Cortez Quinn, Twin Rivers Unified School District's newly elected school board president, repeatedly asked school police officers to chauffeur him on personal trips or errands in 2009 and 2010.
School police emails obtained by The Bee through the Public Records Act show Quinn, during his first term as a board member, asked Twin Rivers Police Chief Christopher Breck on at least eight occasions to arrange rides for him.
Quinn asked for officers to pick him up at his North Natomas home and take him downtown to his job. He was an administrative assistant to then-county Supervisor Roger Dickinson, earning about $82,000 in 2010, public records show.
Breck, who is on administrative leave stemming from numerous allegations of wrongdoing, emailed officers that chauffeuring Quinn could help garner political support and make a positive impression.
"Remember, these are votes for a later date," Breck wrote Officer Daniel Birch and then-Lt. Jason Spano on April 14, 2010.
In an email on Jan. 22, 2010, Breck thanked Birch for picking Quinn up downtown and taking him to a district site: " nice to have an ACE up our sleeve for a later date."
In other emails, Breck instructed officers to "keep it on the down low" and "bend his ear while you have him."
Breck didn't respond to an emailed request for comment. His attorney declined to comment.
In an interview Tuesday night, Quinn acknowledged he received rides but said he believed them to be authorized by Breck and now-retired Superintendent Frank Porter.
Asked whether the rides were an appropriate use of district resources, Quinn said: "I asked for help. That's all I'll say."
Quinn said he was not aware of the chief's emails suggesting the rides would benefit the district Police Department. Quinn said he was not influenced by the rides, and that his last one was two years ago.

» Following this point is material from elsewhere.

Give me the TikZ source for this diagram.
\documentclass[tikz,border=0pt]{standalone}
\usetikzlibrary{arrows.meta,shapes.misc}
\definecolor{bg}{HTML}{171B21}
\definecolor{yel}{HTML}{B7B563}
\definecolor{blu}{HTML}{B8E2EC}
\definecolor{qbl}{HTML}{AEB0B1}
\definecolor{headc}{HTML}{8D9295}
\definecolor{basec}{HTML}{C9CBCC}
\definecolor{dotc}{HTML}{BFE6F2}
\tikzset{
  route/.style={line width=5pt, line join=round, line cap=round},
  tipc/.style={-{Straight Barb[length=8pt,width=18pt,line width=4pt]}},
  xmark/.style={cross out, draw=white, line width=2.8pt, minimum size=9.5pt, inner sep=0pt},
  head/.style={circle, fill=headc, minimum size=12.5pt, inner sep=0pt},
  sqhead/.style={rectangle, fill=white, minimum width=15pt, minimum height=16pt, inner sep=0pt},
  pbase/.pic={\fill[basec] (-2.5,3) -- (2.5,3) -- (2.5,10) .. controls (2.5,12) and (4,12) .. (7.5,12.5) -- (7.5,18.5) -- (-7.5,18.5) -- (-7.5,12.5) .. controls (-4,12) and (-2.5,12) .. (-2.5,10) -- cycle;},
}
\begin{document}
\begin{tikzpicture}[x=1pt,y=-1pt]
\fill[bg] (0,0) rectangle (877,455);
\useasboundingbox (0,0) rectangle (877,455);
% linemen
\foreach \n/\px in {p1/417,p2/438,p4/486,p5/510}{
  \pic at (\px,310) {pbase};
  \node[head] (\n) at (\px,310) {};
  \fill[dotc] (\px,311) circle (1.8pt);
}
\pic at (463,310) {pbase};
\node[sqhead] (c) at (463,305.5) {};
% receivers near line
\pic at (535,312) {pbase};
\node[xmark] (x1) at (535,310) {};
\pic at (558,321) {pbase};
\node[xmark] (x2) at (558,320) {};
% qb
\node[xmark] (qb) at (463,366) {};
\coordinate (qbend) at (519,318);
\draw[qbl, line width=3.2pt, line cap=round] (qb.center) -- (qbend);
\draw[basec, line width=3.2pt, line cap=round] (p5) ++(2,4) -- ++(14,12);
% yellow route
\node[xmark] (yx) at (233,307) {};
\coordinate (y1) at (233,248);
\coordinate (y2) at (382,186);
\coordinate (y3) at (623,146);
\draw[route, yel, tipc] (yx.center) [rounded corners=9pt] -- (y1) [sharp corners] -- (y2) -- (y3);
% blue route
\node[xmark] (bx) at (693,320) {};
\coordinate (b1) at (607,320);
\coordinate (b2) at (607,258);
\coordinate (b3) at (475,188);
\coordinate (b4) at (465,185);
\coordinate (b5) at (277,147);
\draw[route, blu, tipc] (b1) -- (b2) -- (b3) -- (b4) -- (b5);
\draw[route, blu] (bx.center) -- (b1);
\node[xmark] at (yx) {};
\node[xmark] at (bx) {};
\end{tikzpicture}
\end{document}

Last month, Quinn won a second term as a Twin Rivers trustee, despite allegations surfacing 2 1/2 weeks before the June 5 election that he illegally accepted $55,000 in loans from a district employee with whom he had a relationship.
This week, officials from the Fair Political Practices Commission and the Sacramento County District Attorney's Office confirmed they are continuing to review documents in the case.
Quinn was unanimously elected school board president Tuesday night. Dickinson, who was elected to the Assembly in November 2010, swore Quinn in as a Twin Rivers trustee. Quinn continues to work for Dickinson.
Sacramento County schools chief David Gordon said the new Twin Rivers board should look into the personal chauffeuring.
"Maybe there needs to be a clearer statement in board policy about using district property for things," said former board President Roger Westrup, who was defeated in June.
State law prohibits public funds from being used for reasons that are primarily personal. The state attorney general defines public funds as money or anything of value, including equipment, resources and compensated staff time.
Acting Twin Rivers Police Chief Scott LaCosse said that officers providing rides for district-related activities in limited circumstances is acceptable. "But for things not related to the district? No," LaCosse said. "In my opinion that's a misuse of district resources."
Daniel Birch said the rides typically did not take much time out of his day and that he was told to drive Quinn in an unmarked car when taking him to work or home or to a car shop on Power Inn Road where Quinn's BMW was being repaired.
"One time, he wanted me to run him by a bakery" on his way to work, Birch said Tuesday.
In one email message sent from Quinn to Breck in 2009, the school board member said his car was down for a week and he would need help getting to district events during that time.
On July 16, 2009, Birch was told to pick up Quinn at a car shop on Power Inn Road at 5 p.m. Breck then instructed Birch to "drive (Quinn) wherever he needs to go. I believe his next venue will be Martin Luther King Jr. Junior High. From there I believe you are to take him to his residence."
Twin Rivers Sgt. David Lugo said changes in the police force have been implemented by new leadership, and such personal favors would not be allowed now.
Lugo, who sometimes was told to give Quinn rides, said he didn't initially think it was "a big deal."
"But then it got overwhelming," Lugo said.
A grand jury report released last week detailed allegations of wrongdoing among school district leaders and within the police force.
The grand jury was especially critical of Breck. An officer testified that Breck asked him on several occasions to do personal tasks, such as making repairs to Breck's home or buying him cigars.
The officer said on many occasions he was instructed to be a driver for Breck and his wife, Twin Rivers Officer Margueritte Dias-Breck, for special events.
On Tuesday, grand jury foreman Don Prange Sr. issued a letter praising changes in recent months within the school police force under LaCosse and Lt. Mike Sales.